The lines to extract run from the first line of the material below to the line containing "0.065, 0.18, 0.12]", both included; leave the pictures behind.

%%

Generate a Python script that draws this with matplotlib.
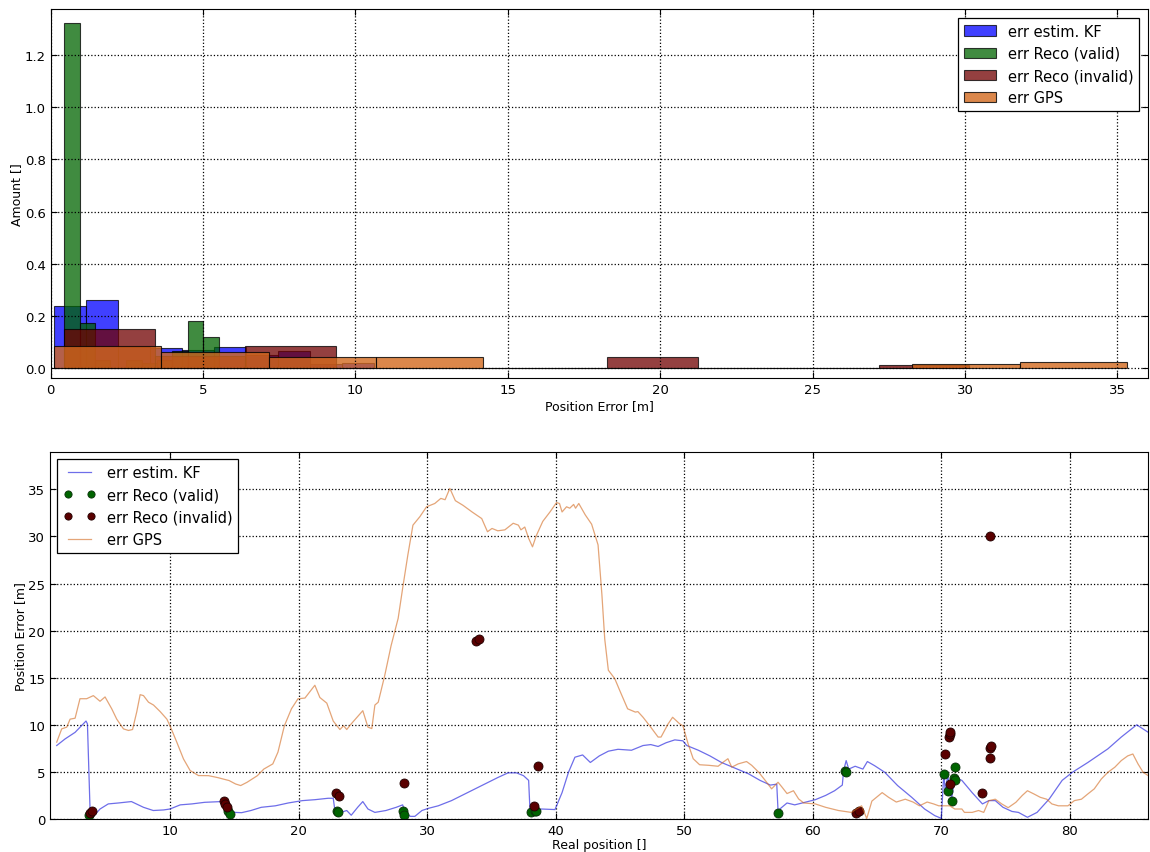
import matplotlib
matplotlib.use("Agg")
import matplotlib.pyplot as plt

# ---- histogram (normed, 10 bins each) ----
kf_edges = [0.11, 1.16, 2.21, 3.26, 4.31, 5.36, 6.41, 7.46, 8.51, 9.56, 10.61]
kf_heights = [0.24, 0.26, 0.08, 0.078, 0.07, 0.08, 0.05, 0.068, 0.015, 0.02]

valid_edges = [0.44, 0.95, 1.45, 1.96, 2.47, 2.98, 3.48, 3.99, 4.50, 5.00, 5.51]
valid_heights = [1.32, 0.175, 0.03, 0.0, 0.03, 0.02, 0.03, 0.065, 0.18, 0.12]

invalid_edges = [0.44, 3.41, 6.38, 9.35, 12.32, 15.29, 18.26, 21.23, 24.20, 27.17, 30.14]
invalid_heights = [0.15, 0.046, 0.085, 0.0, 0.0, 0.0, 0.042, 0.0, 0.0, 0.014]

gps_edges = [0.11, 3.63, 7.15, 10.67, 14.19, 17.71, 21.23, 24.75, 28.27, 31.79, 35.31]
gps_heights = [0.085, 0.0615, 0.042, 0.042, 0.0, 0.0, 0.0, 0.0, 0.017, 0.026]

# ---- error along the track ----
kf_x = [1.19, 1.84, 2.62, 3.14, 3.47, 3.58, 3.79, 3.91, 4.56, 5.2, 5.99, 7.0, 7.94, 8.7, 9.5,
        10.0, 10.8, 11.7, 12.7, 14.0, 14.4, 15.05, 15.57, 16.3, 17.1, 18.2, 19.2, 20.3, 21.28,
        22.3, 22.7, 22.83, 23.3, 23.75, 24.1, 24.6, 25.0, 25.4, 25.94, 26.8, 27.6, 28.1, 28.3,
        28.7, 29.05, 29.6, 30.1, 30.87, 31.9, 32.94, 34.25, 35.5, 36.3, 36.95, 37.5, 37.9, 38.0,
        38.4, 38.9, 39.95, 40.5, 41.0, 41.5, 42.1, 42.7, 43.4, 44.1, 44.85, 45.9, 46.8, 47.4,
        47.97, 48.6, 49.27, 49.9, 50.2, 51.1, 52.0, 52.9, 53.95, 55.0, 55.9, 56.7, 57.2, 57.3,
        58.0, 58.6, 59.4, 60.2, 61.0, 61.7, 62.3, 62.4, 62.6, 62.8, 63.3, 63.9, 64.25, 64.8,
        65.6, 66.6, 67.7, 68.7, 69.5, 70.0, 70.2, 70.3, 70.5, 70.8, 71.05, 71.6, 72.4, 73.2,
        73.7, 74.2, 74.8, 75.5, 76.0, 76.7, 77.45, 78.4, 79.4, 80.2, 81.4, 82.96, 84.0, 85.2, 86.1]
kf_y = [7.8, 8.5, 9.2, 9.93, 10.4, 10.1, 0.7, 0.07, 1.06, 1.6, 1.7, 1.85, 1.24, 0.9, 0.96,
        1.06, 1.5, 1.6, 1.77, 1.85, 0.9, 0.7, 0.67, 0.9, 1.24, 1.4, 1.7, 1.95, 2.05,
        2.2, 2.2, 0.9, 0.7, 0.9, 0.4, 1.24, 1.85, 1.06, 0.7, 0.9, 1.24, 1.5, 0.7,
        0.28, 0.28, 0.9, 1.13, 1.4, 1.95, 2.66, 3.55, 4.4, 4.9, 4.9, 4.6, 4.1, 1.06,
        0.8, 1.06, 1.0, 2.8, 4.96, 6.56, 6.8, 6.0, 6.7, 7.2, 7.4, 7.3, 7.8, 7.9,
        7.7, 8.1, 8.4, 8.3, 7.8, 7.3, 6.7, 6.0, 5.4, 4.8, 4.1, 3.6, 3.7, 0.9,
        1.7, 1.5, 1.77, 2.05, 2.5, 3.0, 3.6, 5.14, 6.2, 5.3, 5.6, 5.3, 6.1, 5.67,
        4.96, 3.55, 2.3, 1.06, 0.35, 0.07, 4.96, 3.0, 4.6, 2.1, 4.4, 4.1, 2.8, 1.6,
        1.95, 1.95, 1.24, 0.8, 0.7, 0.18, 0.7, 2.13, 4.1, 4.96, 6.0, 7.45, 8.7, 10.0, 9.2]

gps_x = [1.19, 1.58, 1.97, 2.23, 2.62, 3.0, 3.52, 4.04, 4.56, 4.95, 5.47, 5.86, 6.38, 6.77,
         7.09, 7.42, 7.68, 7.94, 8.33, 8.72, 9.24, 9.76, 10.0, 10.53, 11.05, 11.57, 12.22,
         13.0, 13.7, 14.6, 15.1, 15.5, 16.0, 16.8, 17.3, 18.0, 18.4, 18.9, 19.45, 19.96,
         20.5, 21.27, 21.66, 22.2, 22.7, 23.22, 23.5, 23.75, 24.1, 25.0, 25.4, 25.7, 25.94,
         26.2, 26.7, 27.2, 27.75, 28.1, 28.5, 28.9, 29.44, 29.96, 30.6, 31.07, 31.4, 31.77,
         32.2, 32.8, 33.5, 34.25, 34.7, 35.05, 35.5, 36.05, 36.7, 37.1, 37.3, 37.6, 37.9,
         38.2, 38.5, 39.0, 39.56, 40.07, 40.3, 40.5, 40.85, 41.1, 41.4, 41.55, 41.8, 42.3,
         42.8, 43.3, 43.6, 43.82, 44.1, 44.6, 45.0, 45.6, 46.2, 46.4, 46.8, 47.4, 47.97,
         48.2, 48.75, 49.1, 49.65, 49.9, 50.3, 50.7, 51.2, 51.9, 52.64, 53.0, 53.4, 53.7,
         54.2, 54.85, 55.25, 55.8, 56.3, 56.8, 57.3, 57.6, 58.0, 58.5, 58.9, 59.3, 60.2,
         61.0, 62.0, 63.0, 63.4, 63.8, 64.2, 64.6, 65.4, 65.9, 66.5, 67.2, 67.8, 68.3,
         68.9, 69.4, 69.8, 70.1, 70.65, 71.05, 71.6, 71.8, 72.4, 72.9, 73.3, 73.7, 74.2,
         74.7, 75.2, 75.8, 76.3, 76.7, 77.2, 77.7, 78.2, 78.6, 79.1, 79.85, 80.35, 80.9,
         81.4, 81.9, 82.45, 82.96, 83.5, 84.0, 84.5, 84.9, 85.3, 85.7, 86.1]
gps_y = [8.16, 9.57, 9.75, 10.6, 10.7, 12.77, 12.77, 13.1, 12.5, 12.96, 11.7, 10.6, 9.57, 9.4,
         9.5, 11.4, 13.2, 13.1, 12.4, 12.1, 11.4, 10.6, 9.9, 8.16, 6.38, 5.14, 4.61,
         4.6, 4.4, 4.08, 3.72, 3.55, 3.9, 4.6, 5.3, 5.85, 7.1, 9.9, 11.7, 12.77,
         12.84, 14.2, 12.9, 12.3, 10.4, 9.5, 9.9, 9.5, 10.1, 11.5, 9.75, 9.6, 12.1,
         12.4, 15.2, 18.4, 21.3, 24.5, 28.0, 31.2, 32.1, 33.15, 33.5, 34.04, 33.9, 35.1,
         33.8, 33.3, 32.6, 31.9, 30.5, 30.85, 30.6, 30.7, 31.4, 31.2, 30.7, 31.0, 29.8,
         28.9, 30.1, 31.6, 32.6, 33.6, 33.5, 32.6, 33.15, 33.0, 33.4, 33.0, 33.5, 32.3,
         31.3, 29.1, 23.8, 19.1, 15.8, 14.9, 13.6, 11.7, 11.35, 11.4, 10.8, 9.75, 8.7,
         8.7, 10.1, 10.8, 10.1, 9.9, 8.0, 6.4, 5.76, 5.7, 5.6, 6.0, 6.4, 5.5,
         5.85, 6.1, 5.7, 4.96, 4.1, 3.2, 3.9, 3.4, 2.7, 3.0, 2.13, 1.7, 1.6,
         1.24, 0.9, 0.7, 1.06, 1.4, 0.05, 1.9, 2.8, 2.3, 1.8, 2.1, 1.8, 1.4,
         1.8, 1.6, 1.4, 1.4, 1.4, 1.06, 1.06, 0.7, 0.7, 0.9, 0.7, 1.95, 2.1,
         1.6, 1.2, 1.77, 2.5, 3.0, 2.66, 2.3, 2.1, 1.6, 1.4, 1.4, 1.95, 2.1,
         2.66, 3.2, 4.25, 4.96, 5.5, 6.2, 6.7, 6.9, 5.85, 4.96, 4.6]

valid_x = [3.74, 14.5, 14.65, 23.0, 23.05, 28.1, 28.2, 38.1, 38.4, 38.5, 57.3, 62.5, 62.6,
           70.2, 70.5, 70.8, 70.95, 71.05, 71.1]
valid_y = [0.43, 0.9, 0.55, 0.9, 0.7, 0.9, 0.43, 0.7, 0.8, 0.9, 0.6, 5.14, 4.96,
           4.8, 3.0, 1.95, 4.4, 4.1, 5.5]

invalid_x = [3.8, 3.91, 14.2, 14.25, 14.4, 22.95, 23.15, 28.2, 33.8, 34.0, 38.35, 38.6,
             63.4, 63.6, 70.3, 70.6, 70.65, 70.7, 70.65, 73.2, 73.75, 73.8, 73.8, 73.9]
invalid_y = [0.6, 0.8, 1.95, 1.6, 1.24, 2.8, 2.45, 3.8, 18.9, 19.1, 1.4, 5.67,
             0.6, 0.8, 6.85, 8.7, 9.0, 9.2, 3.7, 2.8, 30.0, 6.5, 7.5, 7.7]

labels = ["err estim. KF", "err Reco (valid)", "err Reco (invalid)", "err GPS"]

fig = plt.figure(figsize=(11.5, 8.53), dpi=100)

# top: histogram
ax1 = fig.add_axes([0.0441, 0.5557, 0.9541, 0.4326])
hist_sets = [(kf_edges, kf_heights, "#0000ff", 0.75),
             (valid_edges, valid_heights, "#006400", 0.75),
             (invalid_edges, invalid_heights, "#700000", 0.75),
             (gps_edges, gps_heights, "#d2691e", 0.8)]
for (edges, heights, col, a), lab in zip(hist_sets, labels):
    widths = [edges[i + 1] - edges[i] for i in range(len(heights))]
    ax1.bar(edges[:-1], heights, width=widths, align="edge", color=col, alpha=a,
            edgecolor="black", linewidth=0.8, label=lab)
ax1.set_xlim(0, 36)
ax1.set_ylim(-0.037, 1.375)
ax1.set_xticks(range(0, 40, 5))
ax1.set_yticks([0.0, 0.2, 0.4, 0.6, 0.8, 1.0, 1.2])
ax1.set_xlabel("Position Error [m]", fontsize=9, labelpad=2)
ax1.set_ylabel("Amount []", fontsize=9, labelpad=1)
ax1.grid(True, color="black", linestyle=":", linewidth=0.9)
ax1.tick_params(direction="in", labelsize=9.5, top=True, right=True, length=4)
leg1 = ax1.legend(loc="upper right", fontsize=10.5, fancybox=False, framealpha=1,
                  edgecolor="black", borderaxespad=0.6, handlelength=2.2)
leg1.get_frame().set_linewidth(0.9)

# bottom: error along the path
ax2 = fig.add_axes([0.0435, 0.0387, 0.9550, 0.4306])
ax2.plot(kf_x, kf_y, color="#3030e0", alpha=0.7, linewidth=0.9, label=labels[0])
ax2.plot(valid_x, valid_y, "o", color="#006400", markeredgecolor="#0a300a",
         markersize=6.5, markeredgewidth=0.6, label=labels[1])
ax2.plot(invalid_x, invalid_y, "o", color="#5a0000", markeredgecolor="#200000",
         markersize=6.5, markeredgewidth=0.6, label=labels[2])
ax2.plot(gps_x, gps_y, color="#d2691e", alpha=0.6, linewidth=0.9, label=labels[3])
ax2.set_xlim(0.67, 86.1)
ax2.set_ylim(0, 39)
ax2.set_xticks(range(10, 90, 10))
ax2.set_yticks(range(0, 40, 5))
ax2.set_xlabel("Real position []", fontsize=9, labelpad=1)
ax2.set_ylabel("Position Error [m]", fontsize=9, labelpad=1)
ax2.grid(True, color="black", linestyle=":", linewidth=0.9)
ax2.tick_params(direction="in", labelsize=9.5, top=True, right=True, length=4)
leg2 = ax2.legend(loc="upper left", fontsize=10.5, numpoints=2, fancybox=False,
                  framealpha=1, edgecolor="black", borderaxespad=0.5, handlelength=2.2,
                  markerscale=0.8)
leg2.get_frame().set_linewidth(0.9)

fig.savefig("out.png", dpi=100)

%%

> [SOLUTION TO THE EXERCISE]
Generate a Python script that draws this with matplotlib.
import matplotlib
matplotlib.use("Agg")
import matplotlib.pyplot as plt

# ---- histogram (normed, 10 bins each) ----
kf_edges = [0.11, 1.16, 2.21, 3.26, 4.31, 5.36, 6.41, 7.46, 8.51, 9.56, 10.61]
kf_heights = [0.24, 0.26, 0.08, 0.078, 0.07, 0.08, 0.05, 0.068, 0.015, 0.02]

valid_edges = [0.44, 0.95, 1.45, 1.96, 2.47, 2.98, 3.48, 3.99, 4.50, 5.00, 5.51]
valid_heights = [1.32, 0.175, 0.03, 0.0, 0.03, 0.02, 0.03, 0.065, 0.18, 0.12]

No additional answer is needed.